Fair described how his career blossomed through work on various albums and soundtracks for the movies Pretty Woman and Reality Bites (they sold seven million and four million copies respectively). "After Reality Bites, I had four years of flops," revealed Fair. His comeback came when he discovered teen idol Christina Aguilera. During her audition, he saw that she had real star potential. "I recognized the kind of talent she had right away," said Fair, "I got her to sing the song 'Reflection' for the Mulan soundtrack and then I signed her to RCA Records." Since then, Fair has worked with Aguilera on her multiplatinum-selling CDs and eight number one hits.

He spoke enthusiastically about his current position as president of A&M Records where he oversees a roster of superstars. "I have a passion for what I do and I love being around young people," he said. "Through learning from my failures and reinventing myself, I've been able to make a successful career."

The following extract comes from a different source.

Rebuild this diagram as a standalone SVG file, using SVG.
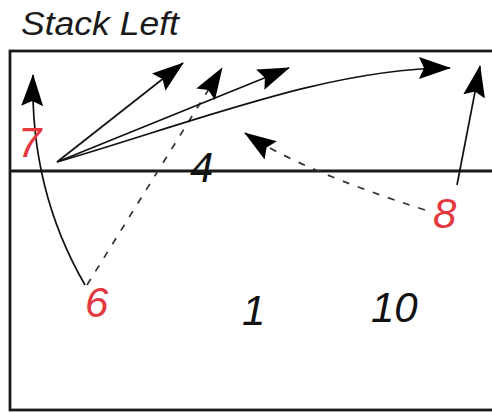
<svg xmlns="http://www.w3.org/2000/svg" width="492" height="412" viewBox="0 0 492 412">
<style>
.frame{fill:none;stroke:#1a1a1a;stroke-width:2.8}
.arr{fill:none;stroke:#111;stroke-width:1.7;marker-end:url(#head)}
.dash{stroke-dasharray:7 9;stroke:#333}
.num{font-family:"Liberation Sans",Arial,sans-serif;font-style:italic;font-size:42px;fill:#111}
.red{fill:#e5383f}
.title{font-family:"Liberation Sans",Arial,sans-serif;font-style:italic;font-size:33px;fill:#1a1a1a}
</style>
<defs>
<marker id="head" markerUnits="userSpaceOnUse" viewBox="0 0 32 22" refX="31" refY="11" markerWidth="32" markerHeight="22" orient="auto">
<path d="M0,0 L32,11 L0,22 L5,11 z" fill="#000"/>
</marker>
</defs>
<g id="title"><text class="title" x="21" y="35" textLength="158" lengthAdjust="spacingAndGlyphs">Stack Left</text></g>
<g id="field">
<rect class="frame" x="10" y="51" width="500" height="359"/>
<line class="frame" x1="10" y1="171" x2="492" y2="171"/>
</g>
<g id="connectors">
<path class="arr" d="M85,285 Q30,190 33,75"/>
<path class="arr" d="M57,162 L183,63"/>
<path class="arr dash" d="M87,285 L222,68"/>
<path class="arr" d="M57,162 L289,68"/>
<path class="arr" d="M57,162 C200,120 330,68 450,68"/>
<path class="arr dash" d="M425,210 Q300,170 245,133"/>
<path class="arr" d="M457,185 L480,66"/>
</g>
<g id="n7"><text class="num red" x="18" y="157">7</text></g>
<g id="n4"><text class="num" x="190" y="182">4</text></g>
<g id="n6"><text class="num red" x="85" y="317">6</text></g>
<g id="n8"><text class="num red" x="433" y="228">8</text></g>
<g id="n1"><text class="num" x="242" y="325">1</text></g>
<g id="n10"><text class="num" x="371" y="322">10</text></g>
</svg>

Before concluding, Fair fielded several audience questions. When asked to comment on the use synthesizers and drum machines versus using musicians, Fair replied, "Real bands who can write and sing are what the public wants now."

The expo's other sessions and panel discussions included topics like getting your music into film and television, music publishing, record production, music licensing, music technology in education, getting big gigs, a demo derby, and much more. Among the event's notable panelists were John Doelp, a senior VP for Columbia Records, Albhy Galuten, senior VP for Universal Music Group, Sandy Feldstein, CEO of Carl Fischer Music Publishing, Barbara Jordan, music publisher/supervisor for Heavy Hitters, Fred Taylor, manager of Sculler's Jazz Club, Doreen Ringer-Ross, VP of film/television relations at BMI, George Howard, president of Rykodisc Records, Steve Gousby, program director for Hot 97.7 FM, and many others.

Berklee's Director of Alumni Affairs Adrian Ross, who organized this year's Music Career Expo commented, "I am very grateful to all of the music industry experts and label executives with very heavy credentials who made presentations at the expo. It was most worthwhile for everyone who attended, no matter which stage they are at in their careers."